Deel 2: Valle d’Ombrone
Het 2e deel van de Eroica Montalcino kan je verderzetten in Buonconvento. Net buiten de oude stadsmuren begint een wit grindpad met verlaten villa’s. Dit is al meteen de eeuwenoude Via Francigena. Een cipressendreef leidt naar de 11e-eeuwse kerk Pieve di Piana. Overal rondom liggen wijngaarden. Kilometerslang rijd je door het schilderij van de Valle d’Ombrone, langs paleizen en kastelen waaronder Castelnuovo Tancredi en het 9e-eeuwse Castello di Bibbiano.
De route gaat dwars door het gigantische golfdomein van Castiglion del Bosco, een 800 jaar oud landgoed waar beroemde Brunello-wijnen gemaakt worden, en waar het landschap 1 en al luxe uitstraalt. Dat betekent niet dat de wielrenner in de watten gelegd wordt. Integendeel. Castiglion del Bosco ligt op een heuvel.
En die ga je beklimmen. Een verkeersbord waarschuwt voor hellingshoek van 15%, over een kronkelend stoffig wit grindpad steil naar boven. Na een klim van 133 meter hoogte naar 500 meter hoogte op een afstand van amper 5 km kom je boven bij een adembenemend uitzicht.
In de afdaling kan je het afzien snel vergeten. Want voor je doemt Castelgiocondo op, een kerk met landhuis en daaromheen de uitgestrekte wijngaarden. Daar waar het landschap steeds schilderachtiger wordt, met het Castello di Poggio alle Mura als een kroon op het golvende wijndomein Banfi, kan je getuige zijn van de oogst van druiven die ooit in de flessen van de Brunello terecht zullen komen. Als je in september rijdt, tenminste.
Even verder begint tussen rotswanden een volgende beklimming. Hier percentages tot 13%, opnieuw 5 km tot de top. Je komt een 1e keer boven op een klein plateau met wijngaard en werkelijke reuzen van olijfbomen met blaadjes witgrijs van het stof.

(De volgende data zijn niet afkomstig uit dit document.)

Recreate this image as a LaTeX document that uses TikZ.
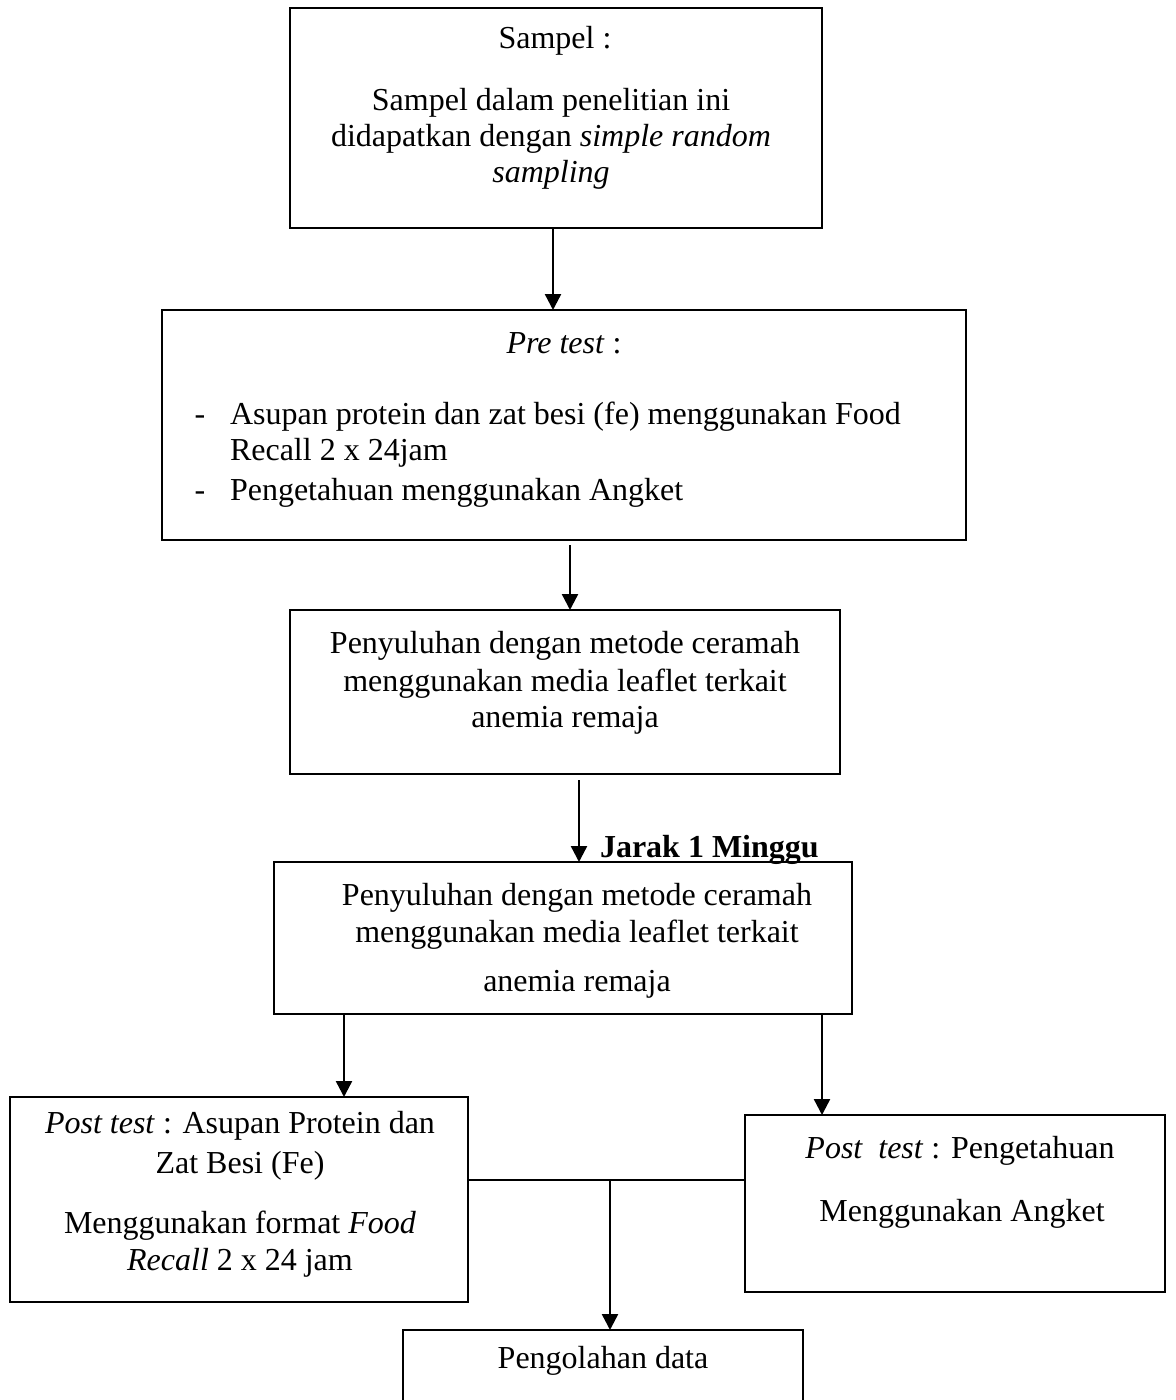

Maar dan zie je voor je de échte heuveltop liggen, weer zo’n typische, geïsoleerde kegel met bovenaan een dorpje.
In Sant’Angelo del Colle, het dorpje op de top, staat een kraantje met drinkbaar water. Wat een godsgeschenk! Probeer de oude centra van de dorpjes binnen te rijden, want ze zitten vaak niet in de route. Maar het zijn parels.
De afdaling is niet te steil, gaat gewoon verder over wit grind en is dus een heerlijke roetsjbaan. In de verte ligt de prachtige Abazzia di Sant’Antimo, een 11e-eeuwse benedictijnenabdij. Monniken van deze abdij bouwden op een heuvel 10 km verderop een kerk, waarrond later het dorpje Montalcino ontstond.
Die 10 km moet je ook afleggen, een lastige beklimming over asfalt, tot aan de eindmeet: het 14e-eeuwe Fortezza di Montalcino, waarop je op bijna 600 meter hoogte een bijna 360° zicht krijgt over het wereldberoemde landschapsschilderij van de vallei.
2 comments
Mooi verslag. Ik ga daar binnenkort ook fietsen. Heb je GPX’en van Deel 1 en Deel 2 paraat?
Dank en groet,
Rick
Hey,
Mooie foto’s en beschrijving!
Zijn er gpx bestanden beschikbaar?
Heeft er iemand ervaring om met de fiets en trein richting Italië te reizen?